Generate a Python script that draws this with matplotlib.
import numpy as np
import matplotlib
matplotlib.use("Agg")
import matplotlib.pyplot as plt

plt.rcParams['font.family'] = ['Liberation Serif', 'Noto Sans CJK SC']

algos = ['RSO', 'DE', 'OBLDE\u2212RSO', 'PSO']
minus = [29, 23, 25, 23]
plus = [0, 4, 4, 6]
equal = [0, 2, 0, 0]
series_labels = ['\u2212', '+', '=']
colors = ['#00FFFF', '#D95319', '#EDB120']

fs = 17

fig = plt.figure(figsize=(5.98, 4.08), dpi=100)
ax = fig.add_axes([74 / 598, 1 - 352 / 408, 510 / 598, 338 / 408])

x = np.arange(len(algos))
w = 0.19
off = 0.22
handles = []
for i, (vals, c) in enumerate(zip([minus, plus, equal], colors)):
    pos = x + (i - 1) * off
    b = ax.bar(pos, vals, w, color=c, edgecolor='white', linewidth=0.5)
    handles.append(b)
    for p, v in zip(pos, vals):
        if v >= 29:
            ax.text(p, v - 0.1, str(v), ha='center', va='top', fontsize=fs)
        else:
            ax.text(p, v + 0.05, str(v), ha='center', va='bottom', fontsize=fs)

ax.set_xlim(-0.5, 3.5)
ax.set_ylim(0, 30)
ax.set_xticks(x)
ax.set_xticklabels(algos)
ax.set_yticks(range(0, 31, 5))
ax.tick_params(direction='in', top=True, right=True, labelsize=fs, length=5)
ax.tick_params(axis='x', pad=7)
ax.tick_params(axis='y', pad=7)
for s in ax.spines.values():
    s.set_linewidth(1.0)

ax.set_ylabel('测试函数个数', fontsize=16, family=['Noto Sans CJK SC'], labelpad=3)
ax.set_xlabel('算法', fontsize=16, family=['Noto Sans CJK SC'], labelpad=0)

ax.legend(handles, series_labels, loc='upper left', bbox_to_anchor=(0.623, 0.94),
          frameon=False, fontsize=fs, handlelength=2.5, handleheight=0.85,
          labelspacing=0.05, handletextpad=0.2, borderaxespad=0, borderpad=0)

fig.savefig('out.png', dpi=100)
++++++
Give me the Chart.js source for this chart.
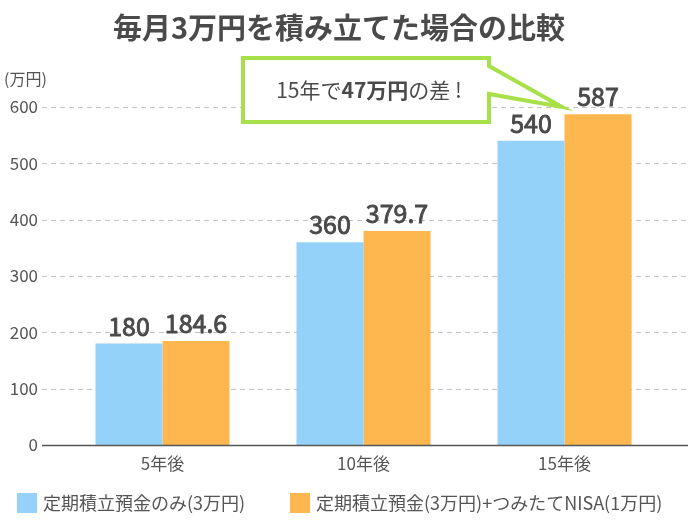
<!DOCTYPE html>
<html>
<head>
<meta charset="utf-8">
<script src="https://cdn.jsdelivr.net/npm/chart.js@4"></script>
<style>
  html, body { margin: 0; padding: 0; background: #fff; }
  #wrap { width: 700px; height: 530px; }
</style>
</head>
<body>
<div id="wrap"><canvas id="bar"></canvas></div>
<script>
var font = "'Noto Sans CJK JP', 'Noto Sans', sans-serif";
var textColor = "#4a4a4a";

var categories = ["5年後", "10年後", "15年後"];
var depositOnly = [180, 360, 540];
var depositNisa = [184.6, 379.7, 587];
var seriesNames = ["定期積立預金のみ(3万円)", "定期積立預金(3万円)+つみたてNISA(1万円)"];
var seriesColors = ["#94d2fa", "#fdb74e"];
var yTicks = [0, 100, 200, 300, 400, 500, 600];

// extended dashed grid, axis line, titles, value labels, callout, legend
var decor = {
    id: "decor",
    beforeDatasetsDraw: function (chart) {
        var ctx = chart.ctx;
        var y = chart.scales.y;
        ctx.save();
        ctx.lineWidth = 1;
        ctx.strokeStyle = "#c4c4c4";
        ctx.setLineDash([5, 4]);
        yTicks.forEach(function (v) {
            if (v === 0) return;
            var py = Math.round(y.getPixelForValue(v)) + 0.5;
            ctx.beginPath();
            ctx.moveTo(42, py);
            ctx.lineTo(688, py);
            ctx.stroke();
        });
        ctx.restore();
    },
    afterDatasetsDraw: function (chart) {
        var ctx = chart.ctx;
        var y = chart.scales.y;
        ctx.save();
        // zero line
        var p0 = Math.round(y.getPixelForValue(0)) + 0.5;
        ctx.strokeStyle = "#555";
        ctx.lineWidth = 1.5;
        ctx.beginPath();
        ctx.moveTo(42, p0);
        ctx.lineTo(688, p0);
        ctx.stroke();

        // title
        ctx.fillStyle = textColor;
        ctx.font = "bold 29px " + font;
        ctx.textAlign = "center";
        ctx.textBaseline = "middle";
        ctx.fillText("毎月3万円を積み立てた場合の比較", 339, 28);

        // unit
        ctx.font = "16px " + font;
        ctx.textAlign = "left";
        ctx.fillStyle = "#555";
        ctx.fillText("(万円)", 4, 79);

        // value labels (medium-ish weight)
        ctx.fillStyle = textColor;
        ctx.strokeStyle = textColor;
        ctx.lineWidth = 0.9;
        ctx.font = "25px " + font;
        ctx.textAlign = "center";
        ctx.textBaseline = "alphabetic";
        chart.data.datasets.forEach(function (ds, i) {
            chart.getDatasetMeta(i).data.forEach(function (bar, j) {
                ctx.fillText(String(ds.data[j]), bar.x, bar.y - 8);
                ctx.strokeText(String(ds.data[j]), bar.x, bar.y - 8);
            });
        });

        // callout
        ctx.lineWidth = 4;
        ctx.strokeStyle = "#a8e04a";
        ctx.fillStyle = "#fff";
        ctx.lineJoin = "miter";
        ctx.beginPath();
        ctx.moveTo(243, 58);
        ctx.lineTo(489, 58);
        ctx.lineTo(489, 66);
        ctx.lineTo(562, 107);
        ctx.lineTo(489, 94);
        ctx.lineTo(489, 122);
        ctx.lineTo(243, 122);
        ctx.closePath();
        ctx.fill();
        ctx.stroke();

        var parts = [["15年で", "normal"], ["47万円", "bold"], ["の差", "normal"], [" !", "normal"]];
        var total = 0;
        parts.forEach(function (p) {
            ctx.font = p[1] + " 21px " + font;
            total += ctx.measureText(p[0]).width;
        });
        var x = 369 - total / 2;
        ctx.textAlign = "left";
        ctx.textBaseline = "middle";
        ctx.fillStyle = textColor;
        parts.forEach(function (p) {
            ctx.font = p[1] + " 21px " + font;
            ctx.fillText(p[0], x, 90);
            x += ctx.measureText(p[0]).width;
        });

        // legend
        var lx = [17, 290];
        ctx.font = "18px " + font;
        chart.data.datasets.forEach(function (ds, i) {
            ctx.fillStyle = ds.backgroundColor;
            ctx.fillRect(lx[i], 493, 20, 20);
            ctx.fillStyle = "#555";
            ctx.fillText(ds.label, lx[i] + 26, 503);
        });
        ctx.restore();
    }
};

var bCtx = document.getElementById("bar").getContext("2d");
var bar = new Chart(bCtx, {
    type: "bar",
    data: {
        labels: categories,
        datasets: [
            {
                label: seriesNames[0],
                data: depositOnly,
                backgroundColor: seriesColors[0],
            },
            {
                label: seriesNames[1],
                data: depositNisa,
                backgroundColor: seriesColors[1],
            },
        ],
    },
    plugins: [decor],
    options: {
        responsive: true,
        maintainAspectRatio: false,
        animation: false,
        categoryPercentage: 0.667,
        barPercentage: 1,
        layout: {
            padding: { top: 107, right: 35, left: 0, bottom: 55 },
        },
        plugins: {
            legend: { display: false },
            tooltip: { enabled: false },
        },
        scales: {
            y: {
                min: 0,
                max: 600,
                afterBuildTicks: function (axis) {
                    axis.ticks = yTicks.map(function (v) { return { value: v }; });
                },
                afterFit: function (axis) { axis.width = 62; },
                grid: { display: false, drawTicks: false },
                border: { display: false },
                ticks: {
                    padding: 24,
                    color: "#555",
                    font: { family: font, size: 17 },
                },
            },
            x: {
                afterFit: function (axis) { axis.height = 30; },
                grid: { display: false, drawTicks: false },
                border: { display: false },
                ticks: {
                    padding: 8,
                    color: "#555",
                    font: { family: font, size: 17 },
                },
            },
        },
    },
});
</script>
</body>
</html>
++++++
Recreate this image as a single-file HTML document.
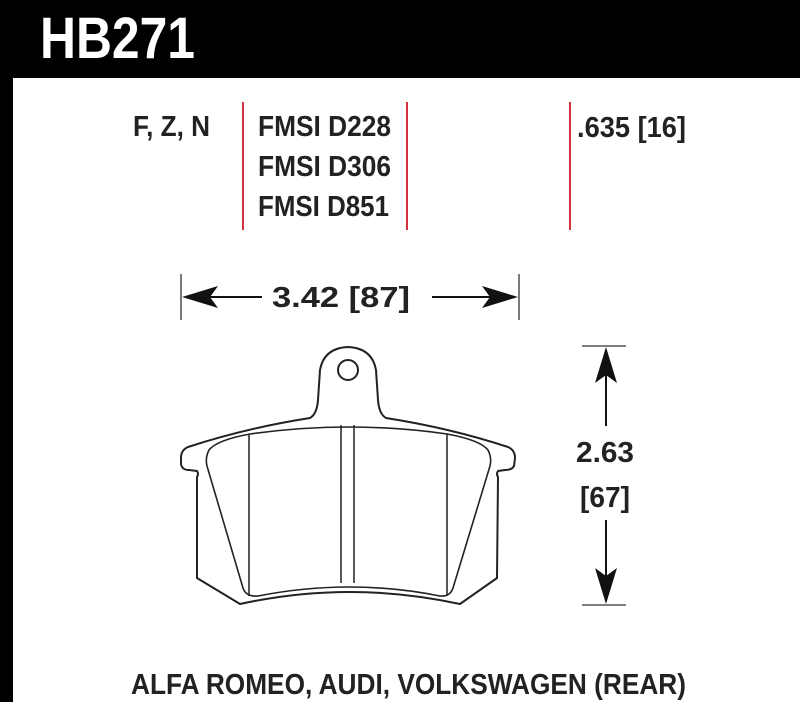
++++++
What needs to be done
Print exactly the lines above from the one with "Generate a Python" to the one with "ax.text(p, v +", including both.

Written answer
Generate a Python script that draws this with matplotlib.
import numpy as np
import matplotlib
matplotlib.use("Agg")
import matplotlib.pyplot as plt

plt.rcParams['font.family'] = ['Liberation Serif', 'Noto Sans CJK SC']

algos = ['RSO', 'DE', 'OBLDE\u2212RSO', 'PSO']
minus = [29, 23, 25, 23]
plus = [0, 4, 4, 6]
equal = [0, 2, 0, 0]
series_labels = ['\u2212', '+', '=']
colors = ['#00FFFF', '#D95319', '#EDB120']

fs = 17

fig = plt.figure(figsize=(5.98, 4.08), dpi=100)
ax = fig.add_axes([74 / 598, 1 - 352 / 408, 510 / 598, 338 / 408])

x = np.arange(len(algos))
w = 0.19
off = 0.22
handles = []
for i, (vals, c) in enumerate(zip([minus, plus, equal], colors)):
    pos = x + (i - 1) * off
    b = ax.bar(pos, vals, w, color=c, edgecolor='white', linewidth=0.5)
    handles.append(b)
    for p, v in zip(pos, vals):
        if v >= 29:
            ax.text(p, v - 0.1, str(v), ha='center', va='top', fontsize=fs)
        else:
            ax.text(p, v + 0.05, str(v), ha='center', va='bottom', fontsize=fs)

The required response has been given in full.